Miller met journalist and author Gary Craig two decades ago, when the Rochester Democrat & Chronicle reporter was covering restitution hearings for former Attica inmates.

“We've known each other forever,” said Craig. “So I think we communicate well enough.”

After years of talking about it, Craig helped convince Miller to write a book. Its release this week coincides with the 50th anniversary of the Attica uprising. The book is entitled “The Prison Guard's Daughter: My Journey Through the Ashes of Attica.”

“I’ve never actually been somebody that kind of wanted to write what you would call an ‘as told to’ book unless it was hers,” said Craig. “Because her story to me is just so powerful and moving and educational, and something we can all learn from.”

Miller says she grew up with so many unanswered questions about her father’s death. Her family never really talked much about what really happened. So Miller set out to find out.

“And then when I hit college it was all over,” she said. “Everything I could get my hands on, I read. Any person that would talk to me I would try and talk to.”

That included prison administrators, guards and even inmates, many of whom spoke fondly of her father. Some of whom Miller grew to consider friends.

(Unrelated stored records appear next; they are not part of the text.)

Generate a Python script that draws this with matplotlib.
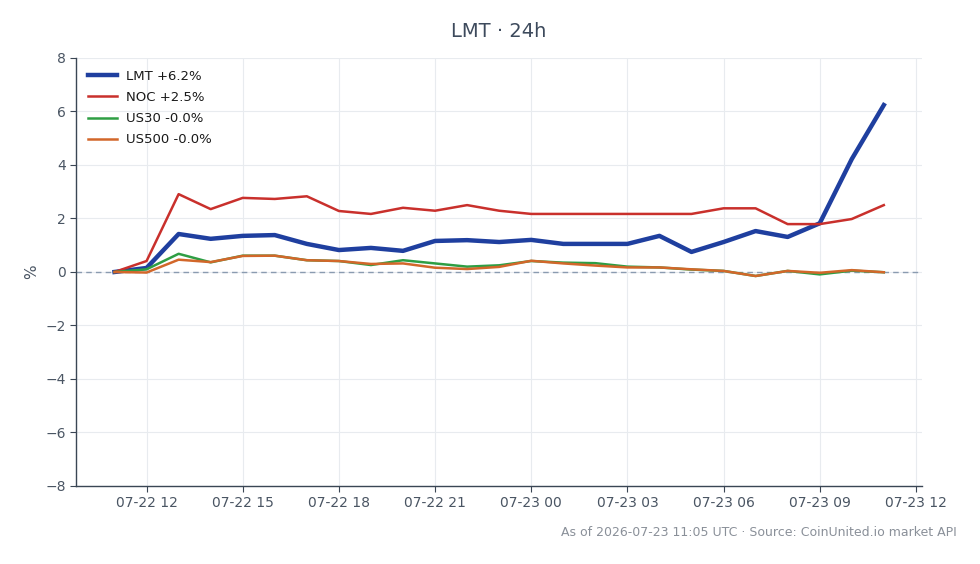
import matplotlib
matplotlib.use("Agg")
import matplotlib.pyplot as plt
import matplotlib.dates as mdates
import pandas as pd

times = pd.date_range("2026-07-22 11:00", "2026-07-23 11:00", freq="h")

lmt = [0.0, 0.15, 1.42, 1.24, 1.35, 1.38, 1.05, 0.82, 0.90, 0.79, 1.16, 1.19, 1.12,
       1.20, 1.05, 1.05, 1.05, 1.35, 0.75, 1.12, 1.53, 1.31, 1.82, 4.22, 6.24]
noc = [0.0, 0.41, 2.91, 2.35, 2.77, 2.73, 2.83, 2.28, 2.17, 2.40, 2.29, 2.50, 2.29,
       2.17, 2.17, 2.17, 2.17, 2.17, 2.17, 2.38, 2.38, 1.79, 1.79, 1.98, 2.50]
us30 = [0.0, 0.10, 0.68, 0.36, 0.61, 0.61, 0.44, 0.41, 0.26, 0.44, 0.32, 0.20, 0.25,
        0.41, 0.35, 0.33, 0.20, 0.17, 0.09, 0.04, -0.15, 0.04, -0.09, 0.05, -0.01]
us500 = [0.0, -0.02, 0.46, 0.37, 0.60, 0.61, 0.44, 0.41, 0.30, 0.32, 0.16, 0.11, 0.19,
         0.42, 0.32, 0.24, 0.17, 0.17, 0.10, 0.04, -0.15, 0.04, -0.03, 0.07, -0.01]

labels = ["LMT +6.2%", "NOC +2.5%", "US30 -0.0%", "US500 -0.0%"]
colors = ["#1f3f9f", "#c9302c", "#2e9e44", "#d2672a"]
widths = [3.2, 1.8, 1.8, 1.8]

fig = plt.figure(figsize=(9.8, 5.64), dpi=100)
ax = fig.add_axes([0.0776, 0.1383, 0.8635, 0.7589])

ax.axhline(0, color="#8a9bb0", lw=1.0, ls=(0, (4, 3)), zorder=2)
for series, lab, c, w in zip([lmt, noc, us30, us500], labels, colors, widths):
    ax.plot(times, series, color=c, lw=w, label=lab, zorder=3)

ax.set_ylim(-8, 8)
ax.set_yticks(range(-8, 9, 2))
ax.xaxis.set_major_locator(mdates.HourLocator(byhour=[0, 3, 6, 9, 12, 15, 18, 21]))
ax.xaxis.set_major_formatter(mdates.DateFormatter("%m-%d %H"))
ax.set_axisbelow(True)
ax.grid(True, color="#e8ebef", lw=0.8)
for s in ["top", "right"]:
    ax.spines[s].set_visible(False)
for s in ["left", "bottom"]:
    ax.spines[s].set_color("#3a4654")
    ax.spines[s].set_linewidth(1.0)
ax.tick_params(colors="#3a4654", labelsize=10, length=4)
for t in ax.get_xticklabels() + ax.get_yticklabels():
    t.set_color("#4a5563")
ax.set_ylabel("%", color="#4a5563", fontsize=11)
ax.set_title("LMT · 24h", color="#3d4a5c", fontsize=14, pad=15)

leg = ax.legend(loc="upper left", frameon=False, fontsize=9.5, handlelength=2.2,
                handletextpad=0.7, borderaxespad=0.5, labelspacing=0.62)
for t in leg.get_texts():
    t.set_color("#1a1a1a")

fig.text(0.976, 0.055, "As of 2026-07-23 11:05 UTC · Source: CoinUnited.io market API",
         ha="right", va="center", fontsize=9, color="#8a9099")

fig.savefig("out.png", dpi=100)
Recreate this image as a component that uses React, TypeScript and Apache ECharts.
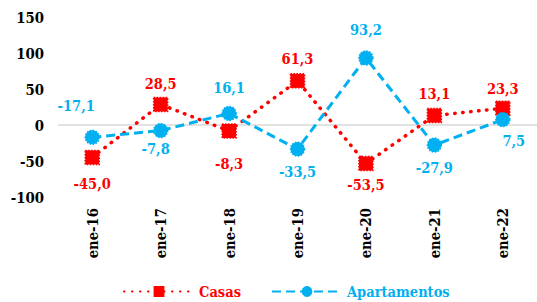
import React, { useEffect, useRef } from "react";
import * as echarts from "echarts";

const categories = ["ene-16", "ene-17", "ene-18", "ene-19", "ene-20", "ene-21", "ene-22"];
const casas = [-45.0, 28.5, -8.3, 61.3, -53.5, 13.1, 23.3];
const apartamentos = [-17.1, -7.8, 16.1, -33.5, 93.2, -27.9, 7.5];
const yTicks = { min: -100, max: 150, interval: 50 };

// label placement (style only)
const casasLabelPos: [string, number, number[]][] = [
  ["bottom", 11, [0, 0]],
  ["top", 6, [0, 0]],
  ["bottom", 17, [0, 0]],
  ["top", 7, [0, 0]],
  ["bottom", 6, [0, 0]],
  ["top", 7, [0, 0]],
  ["top", 4, [0, 0]],
];
const aptLabelPos: [string, number, number[]][] = [
  ["top", 17, [-16, 0]],
  ["bottom", 3, [-5, 0]],
  ["top", 11, [0, 0]],
  ["bottom", 7, [0, 0]],
  ["top", 13, [0, 0]],
  ["bottom", 7, [0, 0]],
  ["bottom", 6, [11, 0]],
];

const FONT = "'DejaVu Serif Condensed', 'DejaVu Serif', serif";
const RED = "#FF0000";
const BLUE = "#00B0F0";

function fmt(v: number) {
  return v.toFixed(1).replace(".", ",");
}

export default function App() {
  const ref = useRef<HTMLDivElement>(null);
  useEffect(() => {
    if (!ref.current) return;
    const chart = echarts.init(ref.current, undefined, { renderer: "svg" });
    const mk = (vals: number[], pos: [string, number, number[]][]) =>
      vals.map((v, i) => ({
        value: v,
        label: { position: pos[i][0], distance: pos[i][1], offset: pos[i][2] },
      }));
    chart.setOption({
      animation: false,
      grid: { left: 58, right: -4, top: 17, bottom: 105 },
      legend: {
        left: 123,
        top: 284,
        padding: 0,
        itemWidth: 70,
        itemHeight: 11,
        itemGap: 30,
        textStyle: { fontFamily: FONT, fontWeight: "bold", fontSize: 14.5 },
        data: [
          { name: "Casas", textStyle: { color: RED } },
          { name: "Apartamentos", textStyle: { color: BLUE } },
        ],
      },
      xAxis: {
        type: "category",
        data: categories,
        axisLine: { show: false },
        axisTick: { show: false },
        axisLabel: {
          rotate: 90,
          margin: 11,
          color: "#000",
          fontFamily: FONT,
          fontWeight: "bold",
          fontSize: 14.7,
        },
      },
      yAxis: {
        type: "value",
        min: yTicks.min,
        max: yTicks.max,
        interval: yTicks.interval,
        axisLine: { show: false },
        axisTick: { show: false },
        splitLine: { show: false },
        axisLabel: {
          margin: 14,
          color: "#000",
          fontFamily: FONT,
          fontWeight: "bold",
          fontSize: 14.8,
        },
      },
      series: [
        {
          name: "Casas",
          type: "line",
          data: mk(casas, casasLabelPos),
          symbol: "rect",
          symbolSize: 14,
          z: 3,
          lineStyle: { color: RED, width: 3.5, type: [0.5, 7.5], cap: "round" },
          itemStyle: { color: RED, borderColor: RED, borderWidth: 1.5, borderType: "dotted" },
          label: {
            show: true,
            color: RED,
            fontFamily: FONT,
            fontWeight: "bold",
            fontSize: 14.5,
            formatter: (p: any) => fmt(p.value),
          },
          markLine: {
            silent: true,
            symbol: "none",
            label: { show: false },
            lineStyle: { color: "#D9D9D9", width: 1.5, type: "solid" },
            data: [{ yAxis: 0 }],
            z: 1,
          },
        },
        {
          name: "Apartamentos",
          type: "line",
          data: mk(apartamentos, aptLabelPos),
          symbol: "circle",
          symbolSize: 14,
          z: 4,
          lineStyle: { color: BLUE, width: 3, type: [9, 5] },
          itemStyle: { color: BLUE, borderColor: BLUE, borderWidth: 1.5, borderType: "dotted" },
          label: {
            show: true,
            color: BLUE,
            fontFamily: FONT,
            fontWeight: "bold",
            fontSize: 14.5,
            formatter: (p: any) => fmt(p.value),
          },
        },
      ],
    });
    return () => chart.dispose();
  }, []);
  return (
    <div
      ref={ref}
      style={{ position: "fixed", left: 0, top: 0, width: 537, height: 302, background: "#fff" }}
    />
  );
}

“I mean, let's face it, her dad was killed by inmates,” said Craig. “He was the one corrections officer killed by inmates. And there are a lot of people that would have said, collectively, I'm never going to deal with an inmate from Attica because of what happened to my father, and instead she befriended them. She learned more about her dad from them.”

“I’m a little concerned about how some people may react,” said Miller. “But at the same time, I've worked a really long time at uncovering the truth.”

The truth about what happened at Attica didn’t come easily for anyone. When state police retook the prison, 29 inmates and ten prison employees died in the gunfire, deaths which were initially blamed solely on the inmates.  

A cover-up which motivated miller just as much as the search for her father’s story.

“It’s disgusting,” she said. “Yeah, this is like where I think I really get probably the most angry. You know you have the state of New York who knows what they did, very calculated moves to cover it up.”

Miller was instrumental in founding Forgotten Victims of Attica, comprised of surviving Attica hostages, their families and families of those killed. The group has fought for compensation and the unsealing of riot-related records.

Fifty years later, one thing is still missing. An apology.

“Personally, I think an apology is so important,” said Miller. “Regardless of its 50 years later, because when something happens that’s so egregious, and the individuals who suffered never got an apology — a meaningful apology —  I think that it's a terrible thing to do.”

Whether that apology comes this year, or ever, is unknown. After finding the pieces she searched for, Miller intends to keep the story of her father, and the Attica prison uprising, alive.

“Attica is and forever will be a cautionary tale,” she said.